OpenStack components Most OpenStack installations require a bare minimum set of pieces to function. These include the OpenStack Identity (keystone) for authentication, OpenStack Compute (nova) for compute, OpenStack Image Service (glance) for image storage, OpenStack Networking (neutron) for networking, and potentially an object store in the form of OpenStack Object Storage (swift). Bringing multi-site into play also demands extra components in order to coordinate between regions. Centralized Identity service is necessary to provide the single authentication point. Centralized dashboard is also recommended to provide a single login point and a mapped experience to the API and CLI options available. If necessary, a centralized Object Storage service may be used and will require the installation of the swift proxy service.

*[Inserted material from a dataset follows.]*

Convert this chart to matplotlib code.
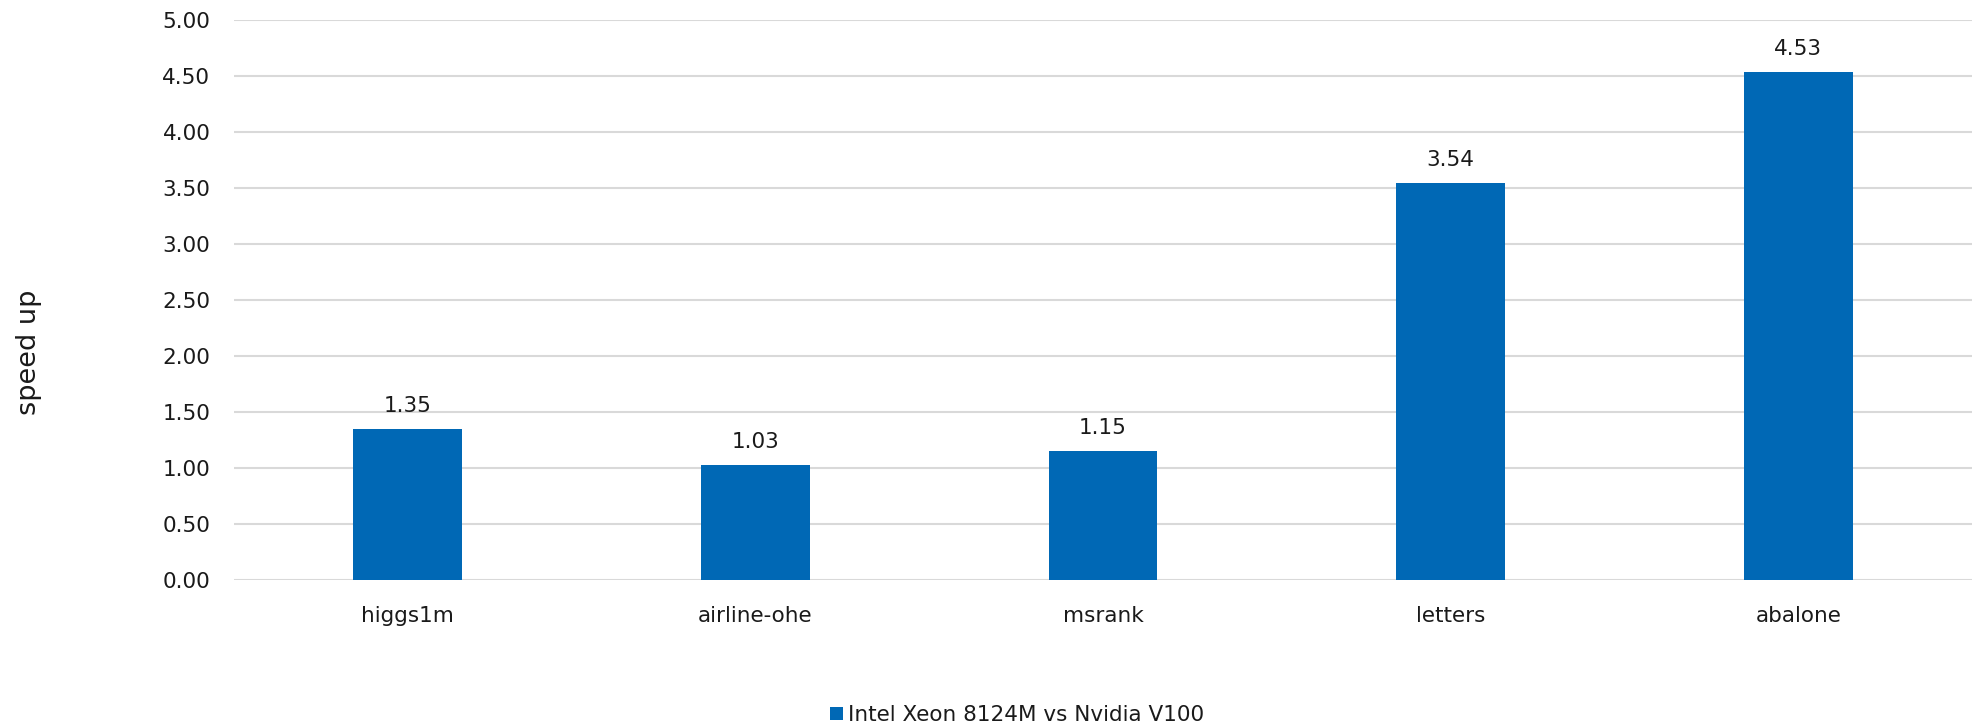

It may also be helpful to install a few extra options in order to facilitate certain use cases. For instance, installing designate may assist in automatically generating DNS domains for each region with an automatically-populated zone full of resource records for each instance. This facilitates using DNS as a mechanism for determining which region would be selected for certain applications. Another useful tool for managing a multi-site installation is Orchestration (heat). The Orchestration module allows the use of templates to define a set of instances to be launched together or for scaling existing sets. It can also be used to setup matching or differentiated groupings based on regions. For instance, if an application requires an equally balanced number of nodes across sites, the same heat template can be used to cover each site with small alterations to only the region name.